On Friday Peirene didn’t turn up for work. She rang me instead: “I want to go back to Greece. No one loves me here,” she sobbed into the receiver.
“That’s not true,” I contradicted her coolly. I know the nymph has the tendency to see things in black and white.
“Critics adore you, book bloggers love you.”
“Yes, them! But they don’t sell my books, do they?! I am talking about booksellers. They don’t like me.”
“Yes, they do.”
“No, they don’t.”
Of course I know what the nymph was referring to. Her tender Greek soul has indeed been upset recently by a couple of bookshops. Independent bookshops at that – the ones she was sure to win over with a smile. It all started in the summer when we walked into a shop which had been enthusiastically and successfully selling No 1, Beside the Sea. Now the book was nowhere to be seen. Neither was No 2. No 3 wasn’t out yet. When I enquired why they weren’t stocking the books any longer, the answer was that initial demand had ceased. “But how is there suppose to be on-going demand if the books disappear from the shelves?” I asked. I received a shrug as an answer. Since then we had two further encounters like that.
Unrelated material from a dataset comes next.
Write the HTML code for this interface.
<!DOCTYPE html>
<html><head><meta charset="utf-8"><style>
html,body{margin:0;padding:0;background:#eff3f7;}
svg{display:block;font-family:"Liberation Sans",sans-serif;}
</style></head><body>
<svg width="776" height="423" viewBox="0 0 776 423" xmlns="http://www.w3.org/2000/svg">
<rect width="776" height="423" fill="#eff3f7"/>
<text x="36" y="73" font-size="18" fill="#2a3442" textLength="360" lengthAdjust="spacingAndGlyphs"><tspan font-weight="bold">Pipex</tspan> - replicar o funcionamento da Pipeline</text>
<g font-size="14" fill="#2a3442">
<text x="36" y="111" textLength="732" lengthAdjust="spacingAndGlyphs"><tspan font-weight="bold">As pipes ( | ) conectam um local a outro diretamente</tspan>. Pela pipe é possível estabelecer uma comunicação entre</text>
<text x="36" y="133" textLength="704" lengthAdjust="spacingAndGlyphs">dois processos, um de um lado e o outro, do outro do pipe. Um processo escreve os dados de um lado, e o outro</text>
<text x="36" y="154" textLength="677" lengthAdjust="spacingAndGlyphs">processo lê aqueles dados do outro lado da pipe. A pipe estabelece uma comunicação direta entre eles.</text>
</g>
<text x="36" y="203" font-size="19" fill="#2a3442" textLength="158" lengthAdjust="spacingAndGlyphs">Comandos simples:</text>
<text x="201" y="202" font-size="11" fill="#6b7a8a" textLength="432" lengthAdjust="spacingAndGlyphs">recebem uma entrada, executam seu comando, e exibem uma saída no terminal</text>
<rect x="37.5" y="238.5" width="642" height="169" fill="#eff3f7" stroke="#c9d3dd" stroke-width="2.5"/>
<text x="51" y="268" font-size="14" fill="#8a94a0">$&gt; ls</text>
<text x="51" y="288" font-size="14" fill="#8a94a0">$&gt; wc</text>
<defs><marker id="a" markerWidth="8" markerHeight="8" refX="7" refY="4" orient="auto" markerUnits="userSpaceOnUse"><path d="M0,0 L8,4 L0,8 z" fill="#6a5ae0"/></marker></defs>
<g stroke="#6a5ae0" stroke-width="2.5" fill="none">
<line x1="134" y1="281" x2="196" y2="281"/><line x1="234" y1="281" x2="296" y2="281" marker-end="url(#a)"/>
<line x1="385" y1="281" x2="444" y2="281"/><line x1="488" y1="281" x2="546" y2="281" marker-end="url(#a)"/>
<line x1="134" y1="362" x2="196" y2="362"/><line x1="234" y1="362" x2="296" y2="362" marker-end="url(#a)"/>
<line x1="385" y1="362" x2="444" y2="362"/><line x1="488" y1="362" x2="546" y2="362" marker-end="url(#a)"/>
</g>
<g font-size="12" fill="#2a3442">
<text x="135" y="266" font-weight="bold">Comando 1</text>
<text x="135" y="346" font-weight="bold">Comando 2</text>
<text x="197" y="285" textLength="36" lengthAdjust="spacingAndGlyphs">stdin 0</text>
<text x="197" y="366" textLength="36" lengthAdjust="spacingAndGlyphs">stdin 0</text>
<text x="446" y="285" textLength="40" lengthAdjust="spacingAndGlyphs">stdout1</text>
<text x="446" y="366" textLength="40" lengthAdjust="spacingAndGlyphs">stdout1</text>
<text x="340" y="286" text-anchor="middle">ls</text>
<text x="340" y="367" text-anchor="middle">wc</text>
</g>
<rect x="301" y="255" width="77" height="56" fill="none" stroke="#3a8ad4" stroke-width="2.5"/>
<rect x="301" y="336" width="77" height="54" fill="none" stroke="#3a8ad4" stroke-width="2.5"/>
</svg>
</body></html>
The nymph was outraged: “I thought independent bookshops are run by book lovers who want to offer their customers something different. But look, all they have next to their till, is the usual suspects: Stieg Larsson, Hilary Mantel and the Booker Short-List. Just like any big chain.”
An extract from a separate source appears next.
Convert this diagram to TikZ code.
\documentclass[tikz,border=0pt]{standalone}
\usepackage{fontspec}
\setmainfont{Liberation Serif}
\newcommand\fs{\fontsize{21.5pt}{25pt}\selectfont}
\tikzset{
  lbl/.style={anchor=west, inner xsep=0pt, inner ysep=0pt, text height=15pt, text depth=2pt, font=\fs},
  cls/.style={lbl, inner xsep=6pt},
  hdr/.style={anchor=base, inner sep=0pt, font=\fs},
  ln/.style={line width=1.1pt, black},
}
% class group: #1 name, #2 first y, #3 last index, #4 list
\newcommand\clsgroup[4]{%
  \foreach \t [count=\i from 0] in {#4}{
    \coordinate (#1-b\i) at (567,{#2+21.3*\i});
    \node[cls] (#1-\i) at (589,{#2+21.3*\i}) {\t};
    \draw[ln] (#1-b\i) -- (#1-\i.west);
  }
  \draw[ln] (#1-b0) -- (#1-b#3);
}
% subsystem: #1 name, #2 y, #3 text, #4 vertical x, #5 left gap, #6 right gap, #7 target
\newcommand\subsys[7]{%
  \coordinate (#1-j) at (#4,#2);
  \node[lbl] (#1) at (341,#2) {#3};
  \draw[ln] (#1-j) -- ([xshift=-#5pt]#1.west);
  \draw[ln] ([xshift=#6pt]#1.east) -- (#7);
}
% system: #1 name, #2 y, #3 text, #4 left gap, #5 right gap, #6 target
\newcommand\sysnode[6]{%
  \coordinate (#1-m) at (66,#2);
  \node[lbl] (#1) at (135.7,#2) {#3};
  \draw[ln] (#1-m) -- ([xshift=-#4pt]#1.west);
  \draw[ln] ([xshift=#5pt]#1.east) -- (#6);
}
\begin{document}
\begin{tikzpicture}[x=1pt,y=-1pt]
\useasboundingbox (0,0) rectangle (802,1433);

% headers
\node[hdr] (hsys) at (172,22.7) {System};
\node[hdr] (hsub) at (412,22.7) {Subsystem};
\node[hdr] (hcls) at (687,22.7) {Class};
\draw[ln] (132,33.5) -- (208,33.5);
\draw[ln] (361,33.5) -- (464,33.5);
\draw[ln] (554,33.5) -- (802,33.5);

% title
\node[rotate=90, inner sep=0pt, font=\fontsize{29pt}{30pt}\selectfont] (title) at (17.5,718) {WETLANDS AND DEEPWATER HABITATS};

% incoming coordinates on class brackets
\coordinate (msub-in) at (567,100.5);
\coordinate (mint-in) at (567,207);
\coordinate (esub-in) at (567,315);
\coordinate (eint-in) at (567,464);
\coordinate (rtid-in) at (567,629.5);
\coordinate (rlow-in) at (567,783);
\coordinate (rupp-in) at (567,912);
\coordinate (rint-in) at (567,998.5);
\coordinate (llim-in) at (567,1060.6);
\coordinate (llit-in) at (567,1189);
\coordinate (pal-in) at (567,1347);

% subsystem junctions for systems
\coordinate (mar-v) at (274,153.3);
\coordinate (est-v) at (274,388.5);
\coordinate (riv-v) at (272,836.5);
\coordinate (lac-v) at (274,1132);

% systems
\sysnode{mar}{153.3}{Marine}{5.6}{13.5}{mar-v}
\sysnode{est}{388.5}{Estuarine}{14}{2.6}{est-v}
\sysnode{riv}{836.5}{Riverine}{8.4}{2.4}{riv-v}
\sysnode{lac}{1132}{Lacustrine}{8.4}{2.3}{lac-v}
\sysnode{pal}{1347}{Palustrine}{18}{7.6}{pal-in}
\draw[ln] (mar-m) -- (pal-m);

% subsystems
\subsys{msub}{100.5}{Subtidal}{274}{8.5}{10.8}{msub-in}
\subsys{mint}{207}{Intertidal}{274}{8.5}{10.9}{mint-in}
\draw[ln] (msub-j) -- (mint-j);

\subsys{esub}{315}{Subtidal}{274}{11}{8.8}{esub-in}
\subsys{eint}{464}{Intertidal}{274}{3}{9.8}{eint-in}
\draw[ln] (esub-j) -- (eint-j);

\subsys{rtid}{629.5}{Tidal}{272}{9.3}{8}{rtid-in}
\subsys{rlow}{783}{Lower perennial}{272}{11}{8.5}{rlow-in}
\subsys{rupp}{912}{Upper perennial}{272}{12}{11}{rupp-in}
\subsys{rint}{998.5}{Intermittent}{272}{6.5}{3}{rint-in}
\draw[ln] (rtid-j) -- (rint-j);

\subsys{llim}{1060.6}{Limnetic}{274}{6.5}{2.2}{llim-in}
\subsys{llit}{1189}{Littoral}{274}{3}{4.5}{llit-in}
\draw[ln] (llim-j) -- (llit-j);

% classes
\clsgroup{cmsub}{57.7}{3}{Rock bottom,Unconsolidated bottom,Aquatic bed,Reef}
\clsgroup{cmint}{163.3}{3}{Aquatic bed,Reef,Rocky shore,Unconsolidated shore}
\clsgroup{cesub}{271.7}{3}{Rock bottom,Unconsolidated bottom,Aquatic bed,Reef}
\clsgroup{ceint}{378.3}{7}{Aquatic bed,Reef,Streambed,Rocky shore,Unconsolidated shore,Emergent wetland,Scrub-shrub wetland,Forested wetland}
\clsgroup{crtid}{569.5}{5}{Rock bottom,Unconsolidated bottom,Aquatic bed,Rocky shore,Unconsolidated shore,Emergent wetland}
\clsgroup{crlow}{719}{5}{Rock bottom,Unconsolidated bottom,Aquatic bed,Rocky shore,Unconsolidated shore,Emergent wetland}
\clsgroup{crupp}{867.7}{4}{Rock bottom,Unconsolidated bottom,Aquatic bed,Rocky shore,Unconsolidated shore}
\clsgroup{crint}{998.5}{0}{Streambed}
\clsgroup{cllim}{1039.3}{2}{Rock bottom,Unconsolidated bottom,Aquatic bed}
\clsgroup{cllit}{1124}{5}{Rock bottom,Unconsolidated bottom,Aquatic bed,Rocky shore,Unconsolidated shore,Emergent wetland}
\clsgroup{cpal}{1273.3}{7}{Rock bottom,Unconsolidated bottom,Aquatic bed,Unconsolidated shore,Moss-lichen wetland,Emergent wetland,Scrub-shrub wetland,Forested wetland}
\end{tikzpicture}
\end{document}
I tried to calm her:”With some Indies, that’s right. But there are others, who even hand-sell our books and now stock all three.”
“Oh but not enough. How am I suppose to pay my bills!”
“Since when are you paying the bills, young lady? That’s, after all, my problem.”I was loosing my patience. “Get out of bed right now. I want to see you at work in half an hour.”
I put down the phone. At that moment I wouldn’t have minded if the nymph had left this island for good.
Our books do disappear quickly from the shelves. That’s true. But other books do too. That’s just part of the game. Peirene was aware of that challenge from the beginning. But she had clearly hoped against all odds that her books would be treated differently. While she cried into her pillow, Maddy and I, however, came up with a cunning plan. This week we will send out to 200 bookshops a stunning Peirene poster with all three 2010 titles. A poster, by the way, that has received the stamp of approval from my teenage daughter: “Looks like an art poster!” If a 15-year old is impressed, so surely will be bookshops up and down the country. And customers won’t be able to resist such beautiful books for Christmas presents.
“And what if your plan doesn’t work?” Peirene did eventually turn up for work on Friday, but in a bad temper. “Well, there is always another option.” I couldn’t help a little wicked smile as I prepared to turn the tables on the moody nymph. “Then we dress you up as a Christmas fairy and send you down the chimney of each and every bookshop who hasn’t put up our poster and you put them into their windows yourself!” For the rest of the day Peirene was very quiet and helped put the posters in envelopes, sealing them with a kiss for good luck.